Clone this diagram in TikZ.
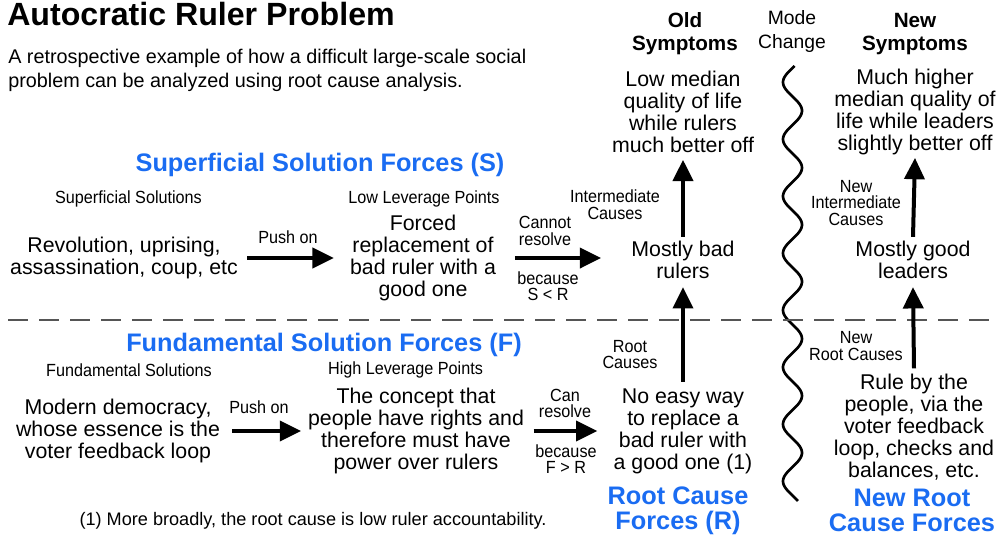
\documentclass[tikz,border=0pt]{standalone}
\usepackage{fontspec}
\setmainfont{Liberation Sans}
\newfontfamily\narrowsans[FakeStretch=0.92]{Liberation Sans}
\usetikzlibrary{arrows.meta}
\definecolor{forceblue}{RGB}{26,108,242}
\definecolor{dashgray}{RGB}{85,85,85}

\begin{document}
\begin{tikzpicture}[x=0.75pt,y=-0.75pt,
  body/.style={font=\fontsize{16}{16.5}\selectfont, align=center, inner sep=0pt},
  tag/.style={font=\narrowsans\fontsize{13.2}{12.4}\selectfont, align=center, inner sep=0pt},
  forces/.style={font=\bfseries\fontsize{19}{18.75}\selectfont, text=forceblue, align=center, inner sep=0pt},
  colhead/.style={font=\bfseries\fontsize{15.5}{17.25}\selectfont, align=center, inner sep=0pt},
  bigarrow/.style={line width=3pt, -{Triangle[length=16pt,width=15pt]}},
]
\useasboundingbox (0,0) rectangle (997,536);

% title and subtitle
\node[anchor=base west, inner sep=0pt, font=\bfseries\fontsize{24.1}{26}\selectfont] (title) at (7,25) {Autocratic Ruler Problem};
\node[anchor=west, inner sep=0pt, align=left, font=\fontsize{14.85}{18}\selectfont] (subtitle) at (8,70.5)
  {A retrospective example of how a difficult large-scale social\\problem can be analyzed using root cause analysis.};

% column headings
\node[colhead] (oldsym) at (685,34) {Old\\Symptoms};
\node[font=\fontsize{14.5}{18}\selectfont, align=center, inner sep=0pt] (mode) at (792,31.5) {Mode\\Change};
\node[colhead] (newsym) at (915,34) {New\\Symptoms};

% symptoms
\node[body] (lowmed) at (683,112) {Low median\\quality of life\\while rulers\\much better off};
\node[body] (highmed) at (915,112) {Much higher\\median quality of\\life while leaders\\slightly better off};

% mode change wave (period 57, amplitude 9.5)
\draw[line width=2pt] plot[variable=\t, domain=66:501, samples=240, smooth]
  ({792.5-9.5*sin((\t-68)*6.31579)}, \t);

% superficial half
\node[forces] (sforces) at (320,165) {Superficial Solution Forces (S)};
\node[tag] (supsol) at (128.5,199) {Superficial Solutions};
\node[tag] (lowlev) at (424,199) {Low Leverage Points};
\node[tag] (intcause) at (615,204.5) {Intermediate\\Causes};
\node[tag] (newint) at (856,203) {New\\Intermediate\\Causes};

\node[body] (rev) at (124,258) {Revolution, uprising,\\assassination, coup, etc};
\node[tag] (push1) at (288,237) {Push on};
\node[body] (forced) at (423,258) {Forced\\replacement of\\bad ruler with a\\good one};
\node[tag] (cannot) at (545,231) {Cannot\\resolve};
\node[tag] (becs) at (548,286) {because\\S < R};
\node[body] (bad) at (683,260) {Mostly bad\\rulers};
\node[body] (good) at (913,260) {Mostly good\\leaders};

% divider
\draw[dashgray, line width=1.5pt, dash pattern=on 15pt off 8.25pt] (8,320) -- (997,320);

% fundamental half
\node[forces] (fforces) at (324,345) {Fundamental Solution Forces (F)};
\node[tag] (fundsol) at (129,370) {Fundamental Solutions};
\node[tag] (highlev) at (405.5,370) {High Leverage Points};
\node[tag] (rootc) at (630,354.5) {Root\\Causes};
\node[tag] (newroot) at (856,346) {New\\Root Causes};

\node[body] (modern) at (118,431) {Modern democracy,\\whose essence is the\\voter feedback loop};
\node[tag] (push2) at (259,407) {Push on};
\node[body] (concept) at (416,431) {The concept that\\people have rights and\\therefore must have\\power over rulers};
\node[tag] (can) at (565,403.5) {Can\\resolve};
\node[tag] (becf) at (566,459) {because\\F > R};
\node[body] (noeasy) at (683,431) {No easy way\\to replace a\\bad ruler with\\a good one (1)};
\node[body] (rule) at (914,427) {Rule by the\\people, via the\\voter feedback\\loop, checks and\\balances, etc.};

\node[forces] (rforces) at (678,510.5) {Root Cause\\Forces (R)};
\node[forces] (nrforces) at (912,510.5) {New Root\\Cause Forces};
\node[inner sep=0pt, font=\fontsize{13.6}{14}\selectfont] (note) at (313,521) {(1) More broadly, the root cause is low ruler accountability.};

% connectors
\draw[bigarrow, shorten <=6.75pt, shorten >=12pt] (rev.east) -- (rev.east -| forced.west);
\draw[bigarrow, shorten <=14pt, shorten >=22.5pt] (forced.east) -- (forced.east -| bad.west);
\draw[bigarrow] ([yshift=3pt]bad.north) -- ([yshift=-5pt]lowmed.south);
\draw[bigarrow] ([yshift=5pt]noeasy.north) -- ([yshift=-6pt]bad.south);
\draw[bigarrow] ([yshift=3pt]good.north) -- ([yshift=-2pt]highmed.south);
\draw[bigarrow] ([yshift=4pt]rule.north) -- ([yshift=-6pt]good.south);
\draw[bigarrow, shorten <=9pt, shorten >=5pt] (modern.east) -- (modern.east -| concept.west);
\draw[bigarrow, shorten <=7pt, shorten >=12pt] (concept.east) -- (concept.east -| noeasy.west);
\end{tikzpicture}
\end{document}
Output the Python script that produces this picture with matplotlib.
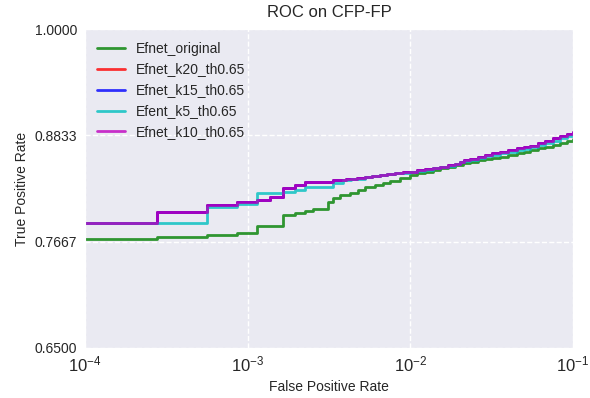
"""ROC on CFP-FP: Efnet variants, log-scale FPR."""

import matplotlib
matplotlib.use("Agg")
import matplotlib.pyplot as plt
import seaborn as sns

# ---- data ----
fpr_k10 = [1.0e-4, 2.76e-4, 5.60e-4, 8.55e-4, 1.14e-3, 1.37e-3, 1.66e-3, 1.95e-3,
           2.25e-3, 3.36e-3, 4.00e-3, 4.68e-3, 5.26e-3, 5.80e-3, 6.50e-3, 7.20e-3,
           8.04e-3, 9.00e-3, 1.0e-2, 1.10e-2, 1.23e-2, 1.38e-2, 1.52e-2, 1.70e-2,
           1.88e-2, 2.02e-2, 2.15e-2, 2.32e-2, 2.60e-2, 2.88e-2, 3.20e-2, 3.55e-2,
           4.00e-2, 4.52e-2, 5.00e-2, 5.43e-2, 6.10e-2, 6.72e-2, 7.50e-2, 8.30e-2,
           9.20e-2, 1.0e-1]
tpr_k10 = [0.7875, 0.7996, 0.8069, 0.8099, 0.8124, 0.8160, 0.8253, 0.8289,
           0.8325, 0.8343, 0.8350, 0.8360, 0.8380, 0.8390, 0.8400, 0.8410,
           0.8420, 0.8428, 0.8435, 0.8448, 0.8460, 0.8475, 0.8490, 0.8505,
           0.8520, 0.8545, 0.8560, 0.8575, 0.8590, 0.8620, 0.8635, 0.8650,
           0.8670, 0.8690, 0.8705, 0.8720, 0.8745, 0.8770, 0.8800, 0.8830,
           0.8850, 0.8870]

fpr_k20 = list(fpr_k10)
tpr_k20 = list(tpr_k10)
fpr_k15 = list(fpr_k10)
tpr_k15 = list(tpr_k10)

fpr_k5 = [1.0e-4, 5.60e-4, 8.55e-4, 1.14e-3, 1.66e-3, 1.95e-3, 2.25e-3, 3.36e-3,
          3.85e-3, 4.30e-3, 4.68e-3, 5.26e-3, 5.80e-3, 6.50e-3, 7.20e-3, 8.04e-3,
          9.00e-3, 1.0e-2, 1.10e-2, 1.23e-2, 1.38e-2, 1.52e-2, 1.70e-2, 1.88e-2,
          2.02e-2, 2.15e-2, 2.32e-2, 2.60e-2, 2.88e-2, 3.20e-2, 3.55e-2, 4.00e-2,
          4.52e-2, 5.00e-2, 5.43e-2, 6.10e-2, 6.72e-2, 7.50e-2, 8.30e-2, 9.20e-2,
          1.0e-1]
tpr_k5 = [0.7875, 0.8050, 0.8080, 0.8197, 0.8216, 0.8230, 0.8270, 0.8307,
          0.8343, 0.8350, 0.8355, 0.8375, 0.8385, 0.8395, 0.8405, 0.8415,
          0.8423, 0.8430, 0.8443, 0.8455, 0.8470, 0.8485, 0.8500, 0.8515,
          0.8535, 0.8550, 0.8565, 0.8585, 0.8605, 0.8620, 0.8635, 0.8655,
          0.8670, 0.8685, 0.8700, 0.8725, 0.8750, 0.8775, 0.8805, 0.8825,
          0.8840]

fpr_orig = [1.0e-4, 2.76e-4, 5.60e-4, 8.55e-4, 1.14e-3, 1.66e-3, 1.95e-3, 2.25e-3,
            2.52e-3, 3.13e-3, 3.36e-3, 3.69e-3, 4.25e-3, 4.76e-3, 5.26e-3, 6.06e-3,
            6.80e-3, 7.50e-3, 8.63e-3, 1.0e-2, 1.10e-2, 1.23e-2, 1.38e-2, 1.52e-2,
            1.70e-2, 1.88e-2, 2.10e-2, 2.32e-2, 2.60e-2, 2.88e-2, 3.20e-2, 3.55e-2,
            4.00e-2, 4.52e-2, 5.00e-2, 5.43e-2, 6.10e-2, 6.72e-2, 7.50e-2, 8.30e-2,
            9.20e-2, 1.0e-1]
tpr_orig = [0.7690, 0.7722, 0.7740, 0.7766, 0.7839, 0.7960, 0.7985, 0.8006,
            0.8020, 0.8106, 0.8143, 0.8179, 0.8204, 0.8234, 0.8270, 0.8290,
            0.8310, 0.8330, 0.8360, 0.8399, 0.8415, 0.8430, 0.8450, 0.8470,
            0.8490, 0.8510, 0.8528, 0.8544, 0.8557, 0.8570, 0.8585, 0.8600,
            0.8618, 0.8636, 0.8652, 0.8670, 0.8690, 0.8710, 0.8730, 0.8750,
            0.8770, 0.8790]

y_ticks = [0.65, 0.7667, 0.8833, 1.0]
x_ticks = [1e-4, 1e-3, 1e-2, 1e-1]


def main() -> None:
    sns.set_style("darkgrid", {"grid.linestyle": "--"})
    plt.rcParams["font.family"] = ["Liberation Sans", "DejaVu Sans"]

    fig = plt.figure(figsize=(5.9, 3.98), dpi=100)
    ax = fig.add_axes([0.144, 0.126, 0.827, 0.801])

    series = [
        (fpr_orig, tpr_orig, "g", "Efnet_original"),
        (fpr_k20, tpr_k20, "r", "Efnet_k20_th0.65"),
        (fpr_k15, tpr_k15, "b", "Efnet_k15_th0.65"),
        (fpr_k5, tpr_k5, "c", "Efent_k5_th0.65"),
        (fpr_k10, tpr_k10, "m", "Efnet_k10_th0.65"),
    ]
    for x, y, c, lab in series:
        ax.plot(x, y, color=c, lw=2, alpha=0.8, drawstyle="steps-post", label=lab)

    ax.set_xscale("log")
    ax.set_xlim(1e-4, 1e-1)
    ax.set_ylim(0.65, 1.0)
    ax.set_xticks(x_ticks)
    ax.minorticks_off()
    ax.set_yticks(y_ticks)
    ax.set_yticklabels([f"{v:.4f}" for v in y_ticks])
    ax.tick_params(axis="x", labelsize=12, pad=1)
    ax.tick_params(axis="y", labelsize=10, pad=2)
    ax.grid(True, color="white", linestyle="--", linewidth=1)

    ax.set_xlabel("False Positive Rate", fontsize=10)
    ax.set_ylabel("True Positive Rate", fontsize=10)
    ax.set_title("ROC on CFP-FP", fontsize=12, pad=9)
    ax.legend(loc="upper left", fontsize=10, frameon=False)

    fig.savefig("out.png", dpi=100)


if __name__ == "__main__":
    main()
★ ★ ★
Write out an exact copy of the listing, first line through the line containing "(0,0) rectangle (997,536);", with the pictures left out.

The reply ▸
Clone this diagram in TikZ.
\documentclass[tikz,border=0pt]{standalone}
\usepackage{fontspec}
\setmainfont{Liberation Sans}
\newfontfamily\narrowsans[FakeStretch=0.92]{Liberation Sans}
\usetikzlibrary{arrows.meta}
\definecolor{forceblue}{RGB}{26,108,242}
\definecolor{dashgray}{RGB}{85,85,85}

\begin{document}
\begin{tikzpicture}[x=0.75pt,y=-0.75pt,
  body/.style={font=\fontsize{16}{16.5}\selectfont, align=center, inner sep=0pt},
  tag/.style={font=\narrowsans\fontsize{13.2}{12.4}\selectfont, align=center, inner sep=0pt},
  forces/.style={font=\bfseries\fontsize{19}{18.75}\selectfont, text=forceblue, align=center, inner sep=0pt},
  colhead/.style={font=\bfseries\fontsize{15.5}{17.25}\selectfont, align=center, inner sep=0pt},
  bigarrow/.style={line width=3pt, -{Triangle[length=16pt,width=15pt]}},
]
\useasboundingbox (0,0) rectangle (997,536);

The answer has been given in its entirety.